Amateur landlords will face tighter borrowing rules and stricter affordability tests under plans by the Bank of England to crack down on buy-to-let lending.
The Prudential Regulation Authority (PRA) - the arm of the Bank that regulates banks and the financial sector - said it wants lenders to make income checks more stringent for buy-to-let investors and test whether they can still afford their regular repayments at higher interest rates.
Its clampdown comes amid fears that Britain's booming buy-to-let market is overheating, with the Financial Policy Committee (FPC) also separately warning that surging levels of lending to landlords pose a risk to the property market and financial system.
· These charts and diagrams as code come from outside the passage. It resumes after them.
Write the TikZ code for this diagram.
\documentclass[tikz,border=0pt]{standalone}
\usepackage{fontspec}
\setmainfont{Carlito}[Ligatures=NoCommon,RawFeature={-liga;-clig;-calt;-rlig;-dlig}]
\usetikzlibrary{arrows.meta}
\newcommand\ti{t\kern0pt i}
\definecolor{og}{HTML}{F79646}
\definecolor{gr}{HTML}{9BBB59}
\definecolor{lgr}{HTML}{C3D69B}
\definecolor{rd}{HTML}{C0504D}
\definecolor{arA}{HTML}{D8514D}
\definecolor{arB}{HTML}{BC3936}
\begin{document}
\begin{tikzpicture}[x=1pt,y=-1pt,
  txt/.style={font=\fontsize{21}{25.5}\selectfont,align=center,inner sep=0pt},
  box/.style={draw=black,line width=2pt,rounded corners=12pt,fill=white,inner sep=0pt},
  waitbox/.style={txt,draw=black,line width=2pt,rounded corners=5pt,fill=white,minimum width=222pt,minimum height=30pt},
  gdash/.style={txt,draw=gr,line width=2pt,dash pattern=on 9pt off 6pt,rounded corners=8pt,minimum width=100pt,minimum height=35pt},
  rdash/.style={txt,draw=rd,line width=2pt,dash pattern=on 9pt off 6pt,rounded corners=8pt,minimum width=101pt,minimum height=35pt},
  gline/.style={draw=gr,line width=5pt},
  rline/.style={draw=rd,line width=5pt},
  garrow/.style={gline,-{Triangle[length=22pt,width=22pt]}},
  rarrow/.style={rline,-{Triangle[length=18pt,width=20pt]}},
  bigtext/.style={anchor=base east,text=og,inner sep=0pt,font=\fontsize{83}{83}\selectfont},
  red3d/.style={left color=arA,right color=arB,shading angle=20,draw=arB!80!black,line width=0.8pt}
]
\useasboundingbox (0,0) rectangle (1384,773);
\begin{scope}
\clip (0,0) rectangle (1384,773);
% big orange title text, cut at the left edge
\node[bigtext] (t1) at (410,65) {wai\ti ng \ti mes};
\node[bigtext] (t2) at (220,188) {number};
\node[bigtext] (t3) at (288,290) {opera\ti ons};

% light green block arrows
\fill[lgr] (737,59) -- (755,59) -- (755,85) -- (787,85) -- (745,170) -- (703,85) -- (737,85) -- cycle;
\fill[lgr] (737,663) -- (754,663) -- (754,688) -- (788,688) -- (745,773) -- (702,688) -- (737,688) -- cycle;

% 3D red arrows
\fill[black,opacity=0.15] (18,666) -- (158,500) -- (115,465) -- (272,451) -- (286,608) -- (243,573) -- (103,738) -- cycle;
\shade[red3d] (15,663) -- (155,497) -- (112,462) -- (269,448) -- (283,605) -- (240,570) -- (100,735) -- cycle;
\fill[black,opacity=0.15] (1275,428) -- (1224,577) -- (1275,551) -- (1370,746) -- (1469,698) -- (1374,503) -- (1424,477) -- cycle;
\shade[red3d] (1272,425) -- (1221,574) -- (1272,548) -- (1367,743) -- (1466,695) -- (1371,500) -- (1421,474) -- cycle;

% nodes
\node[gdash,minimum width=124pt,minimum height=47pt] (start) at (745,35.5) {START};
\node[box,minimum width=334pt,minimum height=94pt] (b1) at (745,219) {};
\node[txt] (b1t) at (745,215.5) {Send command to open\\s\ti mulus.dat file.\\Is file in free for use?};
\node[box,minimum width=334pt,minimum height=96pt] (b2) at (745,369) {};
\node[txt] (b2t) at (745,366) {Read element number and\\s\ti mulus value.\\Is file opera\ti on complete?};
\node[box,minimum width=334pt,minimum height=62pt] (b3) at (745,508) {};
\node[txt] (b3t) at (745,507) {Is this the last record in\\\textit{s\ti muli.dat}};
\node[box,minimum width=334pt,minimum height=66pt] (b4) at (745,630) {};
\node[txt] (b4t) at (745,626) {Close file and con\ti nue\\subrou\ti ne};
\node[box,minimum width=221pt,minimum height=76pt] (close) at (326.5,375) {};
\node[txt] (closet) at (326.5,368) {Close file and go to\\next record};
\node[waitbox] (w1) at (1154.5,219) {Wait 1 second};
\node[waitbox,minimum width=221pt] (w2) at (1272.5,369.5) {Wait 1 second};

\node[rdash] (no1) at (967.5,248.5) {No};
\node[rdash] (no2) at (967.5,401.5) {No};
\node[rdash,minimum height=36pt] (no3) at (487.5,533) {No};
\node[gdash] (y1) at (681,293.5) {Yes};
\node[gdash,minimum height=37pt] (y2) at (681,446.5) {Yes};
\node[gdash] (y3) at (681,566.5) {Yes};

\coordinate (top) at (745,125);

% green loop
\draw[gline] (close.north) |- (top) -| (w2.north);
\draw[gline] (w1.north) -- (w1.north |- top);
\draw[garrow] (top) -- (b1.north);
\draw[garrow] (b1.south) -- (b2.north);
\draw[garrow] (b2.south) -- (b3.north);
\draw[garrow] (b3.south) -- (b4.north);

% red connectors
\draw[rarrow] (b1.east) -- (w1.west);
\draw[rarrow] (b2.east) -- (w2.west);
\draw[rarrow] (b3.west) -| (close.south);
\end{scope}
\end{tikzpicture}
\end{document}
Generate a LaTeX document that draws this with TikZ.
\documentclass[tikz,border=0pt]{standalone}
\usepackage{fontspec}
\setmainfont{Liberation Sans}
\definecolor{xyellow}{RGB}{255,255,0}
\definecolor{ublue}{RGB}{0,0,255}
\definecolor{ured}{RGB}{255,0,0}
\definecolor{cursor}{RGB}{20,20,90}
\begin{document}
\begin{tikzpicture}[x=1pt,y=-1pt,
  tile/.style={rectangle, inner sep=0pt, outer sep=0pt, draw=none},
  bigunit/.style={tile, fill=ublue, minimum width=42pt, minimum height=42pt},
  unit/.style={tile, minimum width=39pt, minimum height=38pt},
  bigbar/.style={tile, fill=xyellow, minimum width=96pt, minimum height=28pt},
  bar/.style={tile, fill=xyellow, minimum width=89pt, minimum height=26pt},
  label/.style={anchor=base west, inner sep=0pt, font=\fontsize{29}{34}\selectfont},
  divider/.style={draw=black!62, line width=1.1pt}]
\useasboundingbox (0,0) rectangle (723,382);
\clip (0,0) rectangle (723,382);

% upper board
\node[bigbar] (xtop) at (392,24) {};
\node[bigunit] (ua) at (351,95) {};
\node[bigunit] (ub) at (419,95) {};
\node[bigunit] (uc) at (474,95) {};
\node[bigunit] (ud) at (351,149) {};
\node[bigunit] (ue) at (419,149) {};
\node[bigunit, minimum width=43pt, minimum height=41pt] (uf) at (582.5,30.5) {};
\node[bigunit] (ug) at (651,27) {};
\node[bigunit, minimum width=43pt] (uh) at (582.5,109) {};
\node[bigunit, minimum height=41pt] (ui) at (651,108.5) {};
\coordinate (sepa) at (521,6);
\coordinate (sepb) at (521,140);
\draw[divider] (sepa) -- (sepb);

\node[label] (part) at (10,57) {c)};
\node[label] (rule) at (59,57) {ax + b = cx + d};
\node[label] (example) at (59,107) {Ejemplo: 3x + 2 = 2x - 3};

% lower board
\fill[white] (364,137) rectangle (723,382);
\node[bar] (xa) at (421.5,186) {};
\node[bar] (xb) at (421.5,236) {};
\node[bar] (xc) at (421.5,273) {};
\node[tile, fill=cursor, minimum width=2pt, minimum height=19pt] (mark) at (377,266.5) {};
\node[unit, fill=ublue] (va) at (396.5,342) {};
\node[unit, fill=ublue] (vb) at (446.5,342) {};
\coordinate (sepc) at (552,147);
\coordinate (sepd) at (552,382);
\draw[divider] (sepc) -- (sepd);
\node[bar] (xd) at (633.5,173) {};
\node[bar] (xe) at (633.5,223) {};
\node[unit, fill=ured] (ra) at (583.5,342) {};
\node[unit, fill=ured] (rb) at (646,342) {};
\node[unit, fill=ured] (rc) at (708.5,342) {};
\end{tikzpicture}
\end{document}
The PRA said while most lenders already met minimum requirements for lending to buy-to-let borrowers, it found some had weaker underwriting standards.
Concerns over buy-to-let lending were among a number of risks also highlighted by the FPC in its quarterly statement.
In minutes of its latest meeting, the FPC said: "The macroprudential risks centre on the possibility that buy-to-let investors could behave pro-cyclically, amplifying cycles in the housing market, as well as affecting the resilience of the banking system and its capacity to sustain lending to the wider real economy in a stress."
The Bank estimates that the plans to rein in buy-to-let lending could cut new approvals for buy-to-let mortgages by about 10% to 20% by the third quarter of 2018.